The Jagged Fragmentation of Abuse: A Review of Kate Elizabeth Russell’s My Dark Vanessa
Vanessa Wye was fifteen when she first had sex with her English teacher, Jacob Strane. At thirty-two, some of Strane’s students come forward to accuse him of abuse, something that horrifies Vanessa. She doesn’t remember him abusing her. What she remembers is love. The story echoes Vladimir Nabokov’s Lolita but through a modern lens, replacing Nabokov’s dark humour with something more eerie, dark, and urgent.
In My Dark Vanessa, Russell presents us with two perspectives, two Vanessas, her past and present selves. The older Vanessa works as a concierge in a hotel, sees a counsellor, and is being consumed by the emerging Strane controversy. She feels the pressure to come forward while at the same time still loving Strane. In the midst of the #MeToo movement, Russell’s Vanessa is written from a perspective I’d never contemplated, a woman who wants to protect her abuser.
Neither the past nor present Vanessa are entirely likeable characters. While working as a concierge, a young receptionist in her hotel is sexually harassed by an older man, but instead of helping the receptionist Vanessa turns a cold eye to her, thinking she should just toughen up. As a student, she writes ‘BITCH’ on the door of her dorm supervisor who she fears is romantically involved with Strane. But even when she’s angry and aggressive towards people, it is impossible to completely disparage her, as we see how abuse steered her in this direction.
It is clear in the novel that Strane groomed Vanessa as a child, lulled her into a relationship she was unprepared for physically or mentally. ‘He touched me first, said he wanted to kiss me, told me he loved me. Every first step was taken by him. I don’t feel forced, and I know I have the power to say no, but that isn’t the same as being in charge.’ Strane romanticized the relationship by appealing to Vanessa’s love of poetry. He shows her the works of Sylvia Plath, and he used this as a foothold to give her a copy of Lolita, framing the book’s story as forbidden love as opposed to repugnant sexual deviation.
When Vanessa is lonely, after her and her closest friend fall out, Strane makes her feel special, and she is at once compelled and disgusted by him. He wants her to feel powerful, tells her how dark she is, that she could destroy him, and how she was the one who pursued him. He tells her that he can’t help but be in love with her. As a reader, you understand why she pities him despite his cruelty: Vanessa’s reality becomes distorted, “I don’t say it, but sometimes I feel like that’s exactly what he’s doing to me—breaking me apart, putting me back together as someone new.”
Frequently she describes how disgusting he is: his hairy heavy body; the weight holding her down when they have sex. She copes by separating her mind, imagining herself somewhere else. She flies over a woodland and lake or sits in her kitchen with a newly adopted kitten. Just like in Nabokov’s writing, the beautiful images juxtapose the horror, but Russell’s descriptions can at times feel overwrought and dramatic. I cringed when Vanessa described a pain in her throat as a burning coal, but I also acknowledge that this is her voice, one going through something I will never understand, and maybe extreme emotions can only be painted with extreme language.

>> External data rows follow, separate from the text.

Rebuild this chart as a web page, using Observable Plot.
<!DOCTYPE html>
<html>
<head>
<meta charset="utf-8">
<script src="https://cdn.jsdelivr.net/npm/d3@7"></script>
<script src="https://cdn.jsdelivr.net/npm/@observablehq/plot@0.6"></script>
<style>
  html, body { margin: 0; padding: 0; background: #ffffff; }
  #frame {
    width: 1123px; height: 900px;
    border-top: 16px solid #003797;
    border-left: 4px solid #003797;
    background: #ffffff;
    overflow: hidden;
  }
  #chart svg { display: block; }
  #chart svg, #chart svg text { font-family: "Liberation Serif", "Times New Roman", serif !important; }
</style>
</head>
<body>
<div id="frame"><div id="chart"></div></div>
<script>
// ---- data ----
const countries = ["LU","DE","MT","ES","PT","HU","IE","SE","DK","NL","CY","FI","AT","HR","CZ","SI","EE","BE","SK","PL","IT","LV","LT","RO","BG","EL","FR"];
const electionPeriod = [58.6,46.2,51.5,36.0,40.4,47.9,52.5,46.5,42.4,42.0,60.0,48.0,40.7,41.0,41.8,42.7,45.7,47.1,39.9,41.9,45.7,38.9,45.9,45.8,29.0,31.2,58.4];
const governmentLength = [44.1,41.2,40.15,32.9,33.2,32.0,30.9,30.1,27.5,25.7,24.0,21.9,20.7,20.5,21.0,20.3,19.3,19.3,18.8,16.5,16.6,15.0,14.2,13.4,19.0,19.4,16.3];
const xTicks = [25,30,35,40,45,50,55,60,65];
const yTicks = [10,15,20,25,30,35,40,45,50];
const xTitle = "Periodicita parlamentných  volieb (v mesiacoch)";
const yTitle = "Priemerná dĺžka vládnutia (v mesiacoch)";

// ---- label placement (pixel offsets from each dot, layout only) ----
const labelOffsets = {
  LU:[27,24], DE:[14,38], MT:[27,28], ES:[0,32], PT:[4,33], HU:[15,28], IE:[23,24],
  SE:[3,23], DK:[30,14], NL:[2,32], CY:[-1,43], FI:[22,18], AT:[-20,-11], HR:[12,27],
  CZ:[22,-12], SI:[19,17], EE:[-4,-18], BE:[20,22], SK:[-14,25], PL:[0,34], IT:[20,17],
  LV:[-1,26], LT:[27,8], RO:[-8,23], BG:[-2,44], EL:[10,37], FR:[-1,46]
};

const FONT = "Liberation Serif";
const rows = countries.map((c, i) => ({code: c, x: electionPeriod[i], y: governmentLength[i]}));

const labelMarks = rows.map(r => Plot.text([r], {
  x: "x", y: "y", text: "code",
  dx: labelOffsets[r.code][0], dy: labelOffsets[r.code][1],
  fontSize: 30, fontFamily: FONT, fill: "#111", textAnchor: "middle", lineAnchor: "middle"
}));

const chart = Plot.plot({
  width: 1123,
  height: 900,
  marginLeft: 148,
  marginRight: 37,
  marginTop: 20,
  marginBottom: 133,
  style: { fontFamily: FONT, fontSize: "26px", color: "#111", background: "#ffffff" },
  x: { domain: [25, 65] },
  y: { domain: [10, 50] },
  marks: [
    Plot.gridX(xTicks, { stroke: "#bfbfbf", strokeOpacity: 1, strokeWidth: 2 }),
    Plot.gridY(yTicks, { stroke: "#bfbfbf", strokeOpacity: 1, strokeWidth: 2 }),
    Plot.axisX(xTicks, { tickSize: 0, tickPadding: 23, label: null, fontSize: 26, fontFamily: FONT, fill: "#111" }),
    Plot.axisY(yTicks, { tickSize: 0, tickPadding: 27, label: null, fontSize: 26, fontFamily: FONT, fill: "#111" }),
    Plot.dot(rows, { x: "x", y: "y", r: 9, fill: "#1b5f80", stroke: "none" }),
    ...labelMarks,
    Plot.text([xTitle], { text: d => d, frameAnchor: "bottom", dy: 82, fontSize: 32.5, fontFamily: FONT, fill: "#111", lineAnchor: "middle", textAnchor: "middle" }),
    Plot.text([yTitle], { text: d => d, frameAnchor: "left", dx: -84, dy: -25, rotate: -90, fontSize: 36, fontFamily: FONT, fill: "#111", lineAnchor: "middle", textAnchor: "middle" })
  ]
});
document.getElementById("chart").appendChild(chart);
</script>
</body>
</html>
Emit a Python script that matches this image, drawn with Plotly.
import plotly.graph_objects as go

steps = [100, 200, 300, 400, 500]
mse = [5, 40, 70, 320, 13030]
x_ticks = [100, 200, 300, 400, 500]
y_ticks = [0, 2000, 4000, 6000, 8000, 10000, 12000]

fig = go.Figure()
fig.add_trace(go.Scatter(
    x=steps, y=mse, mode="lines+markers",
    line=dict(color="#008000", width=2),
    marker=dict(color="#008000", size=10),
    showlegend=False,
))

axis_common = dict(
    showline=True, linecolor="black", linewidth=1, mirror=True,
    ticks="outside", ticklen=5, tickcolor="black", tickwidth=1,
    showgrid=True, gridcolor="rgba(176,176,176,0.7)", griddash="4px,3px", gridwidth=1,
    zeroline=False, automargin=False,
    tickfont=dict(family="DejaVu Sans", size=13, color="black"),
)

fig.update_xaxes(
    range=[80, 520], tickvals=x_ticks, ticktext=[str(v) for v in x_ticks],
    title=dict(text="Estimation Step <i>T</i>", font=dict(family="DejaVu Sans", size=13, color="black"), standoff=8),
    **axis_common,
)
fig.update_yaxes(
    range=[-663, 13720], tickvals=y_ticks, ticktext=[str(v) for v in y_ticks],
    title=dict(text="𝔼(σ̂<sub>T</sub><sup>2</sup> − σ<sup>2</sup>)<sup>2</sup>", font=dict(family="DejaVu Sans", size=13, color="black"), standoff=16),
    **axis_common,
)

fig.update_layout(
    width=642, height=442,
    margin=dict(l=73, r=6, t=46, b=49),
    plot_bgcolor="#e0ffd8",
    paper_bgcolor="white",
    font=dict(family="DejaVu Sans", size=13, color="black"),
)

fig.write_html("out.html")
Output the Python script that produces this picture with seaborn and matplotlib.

When Vanessa remembers her relationship with Strane, blanks spaces poke her memories as she constantly reconstructs the past. We see the mark of abuse, as Strane influences her even when he’s out of her life. She uses his mental heuristics to convince herself that her relationship with Strane was romantic because if it weren’t then she would be forced to confront the abuse. Russell captures the fluidity of memory in an extreme circumstance, how we consciously and unconsciously build our past and present to protect ourselves.
It’s this deep yet fragmented memory of love that directs Vanessa’s reaction to Strane’s reckoning. As more girls come out saying that they were abused by him, she feels increasingly pressured to come forward, and at first, I wanted her to. I wanted Strane to suffer. I wanted Vanessa to stand side-by-side with the other victims. And I was naïve. On her website, Russell says the decision to come forward should always come down to personal choice. Vanessa talks through what her abuse with her counsellor, confronting her emotions, and it is ultimately up to Vanessa if she comes forward.
When I first read My Dark Vanessa, I thought of it as Lolita through the lens of the #MeToo movement. It is much more than that. Kate Elizabeth Russell worked on this, her debut novel, for twenty years, based on her own experiences as a teenager, and the hard work and real-life experience is evident in the polish and raw emotion of her writing. Russell examines sexual abuse and the power dynamics of these relationships concisely and poignantly. I read My Dark Vanessa relentlessly, constantly hoping that for Vanessa there was an eventual end to her darkness or at least some light for her to aim towards.